In 1966 he joined ISRO or INCOSPAR as it was known at that time. With the guidance and support of Vikram Sarabhai, he went to study liquid and cryogenic engine technology at Princeton in 1969. He worked on the early stages of the development of the Vikas liquid engine which now powers two of the four stages of the PSLV.

Some of the topics we discussed include:

  • During the 1960s he visited the Spadadam site near Carlisle. Today it is a Royal Airforce Station but in the 1960s it was the site used by the British Government test rocket engines and to develop Blue Streak – an Intermediate Range Ballistic Missile.

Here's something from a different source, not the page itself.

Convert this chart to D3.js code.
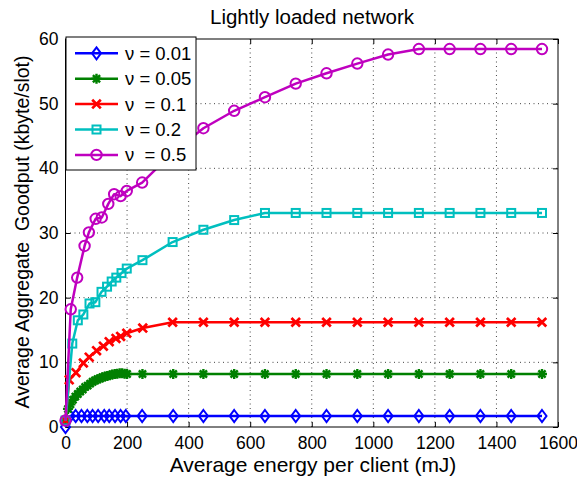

  • In 1974 ISRO concluded a barter arrangement – no money changed hands. India would provide 100 man-years trained engineers. 75% of this time would towards supporting France developing their (then new)  Ariane 1 launcher and 25% would be used by India to develop the Vikas Engine with the technology transfer from France. Indian engineers would also build, test and qualify 100,000 pressure transducers for France.
  • He claims to be the architect of this unique barter arrangement. In addition to being the father and architect of the PSLV.
  • He suspects that the intelligence Beuro picked on him to slow down the Cryogenic engine development and remove him as project director.
  • Speculating on the why the Vikram lander failed to make a soft landing he thinks it may have been related to the automatic landing sequence (software) or an issue with the braking thrusters.
    He is an advocate of an Asian Space Agency lead by India.
    He believes China space programme is not ahead of India’s because India has succeeded with the Mars Orbiter Mission.
    He would like India and China to increase collaboration in space.
    In 2017, he published a book on his experiences and a film based on the book will be released in late 2019.